But what happens when you want to run the trains at night?

We’re told that solar power is now price competitive to run the train system. Which is great, obviously. A few panels is indeed a better solution that burning dead dinosaurs:

Rail line in Hampshire is world's first to be powered by solar farm

Pilot scheme on Network Rail’s Wessex route could pave way for direct powering of trains

Currently (sorry) this is to provide power to the signals and perhaps the onboard electricity requirements of the trains, not to power the transport itself. But we’re told that:

The falling cost of solar power technologies means these subsidy-free solar farms could supply electricity at a lower cost than the electricity supplied via the grid.
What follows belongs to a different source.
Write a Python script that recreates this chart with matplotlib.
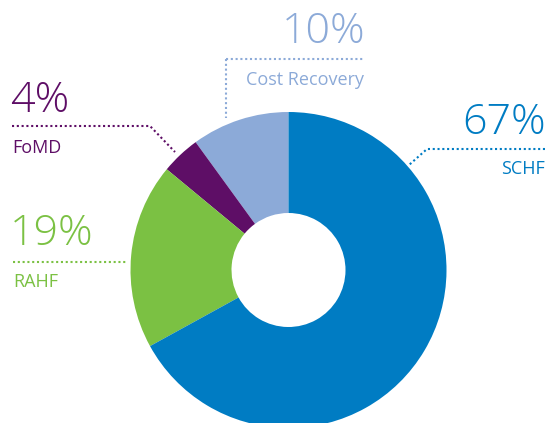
import matplotlib
matplotlib.use("Agg")
import matplotlib.pyplot as plt

# data (counter-clockwise from top)
categories = ["Cost Recovery", "FoMD", "RAHF", "SCHF"]
values = [10, 4, 19, 67]
pct_labels = ["10%", "4%", "19%", "67%"]
colors = ["#8CAAD8", "#5E0E66", "#7BC143", "#007CC3"]

W, H = 548, 423
fig = plt.figure(figsize=(W / 100, H / 100), dpi=100)
ax = fig.add_axes([0, 0, 1, 1])

def Y(y):
    return H - y

ax.pie(values, colors=colors, startangle=90, counterclock=True,
       center=(288.5, Y(270)), radius=158,
       wedgeprops=dict(width=158 - 57, edgecolor="none"))
ax.set_xlim(0, W)
ax.set_ylim(0, H)
ax.set_aspect("equal")
ax.axis("off")

big = dict(family=["Open Sans", "DejaVu Sans"], weight="light", fontsize=31)
small = dict(family=["Open Sans", "DejaVu Sans"], weight="normal", fontsize=13)
dot = dict(linestyle=(0, (1, 1.3)), linewidth=1.5)

# Cost Recovery
c = colors[0]
ax.text(365, Y(32), pct_labels[0], color=c, ha="right", va="center", **big)
ax.plot([226, 364], [Y(59), Y(59)], color=c, **dot)
ax.plot([226, 226], [Y(59), Y(118)], color=c, **dot)
ax.text(364, Y(80), categories[0], color=c, ha="right", va="center", **small)

# FoMD
c = colors[1]
ax.text(10, Y(101), pct_labels[1], color=c, ha="left", va="center", **big)
ax.plot([12, 150, 175], [Y(126), Y(126), Y(152)], color=c, **dot)
ax.text(12, Y(148), categories[1], color=c, ha="left", va="center", **small)

# RAHF
c = colors[2]
ax.text(10, Y(234), pct_labels[2], color=c, ha="left", va="center", **big)
ax.plot([13, 128], [Y(262), Y(262)], color=c, **dot)
ax.text(13, Y(282), categories[2], color=c, ha="left", va="center", **small)

# SCHF
c = colors[3]
ax.text(546, Y(123), pct_labels[3], color=c, ha="right", va="center", **big)
ax.plot([545, 427, 409], [Y(149), Y(149), Y(165)], color=c, **dot)
ax.text(545, Y(169), categories[3], color=c, ha="right", va="center", **small)

fig.savefig("out.png", dpi=100)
At which point a necessary observation. Which is that if this is true then we’ve rather licked climate change, haven’t we? Solar power is now cheaper than whatever it is we suck out of the grid. And thus we’ll all be using solar power because it’s cheaper and we’ll not be using those fossil powered stations that push the electrons into the gird.

That is, the radical transformation of society isn’t necessary as we’ve already solved the problem.

The only way it is possible to still insist that we must do more is if solar isn’t in fact cheaper than grid. Say, we’d like to be able to run the trains at night. Or there’s a cost to having the back up power when the Sun goes down - or given England, isn’t shining - that still has to be paid. Or that grid connection to provide it costs something.

That is, either solar is cheaper in which case we’re done or it isn’t cheaper in which case why are we being told it is?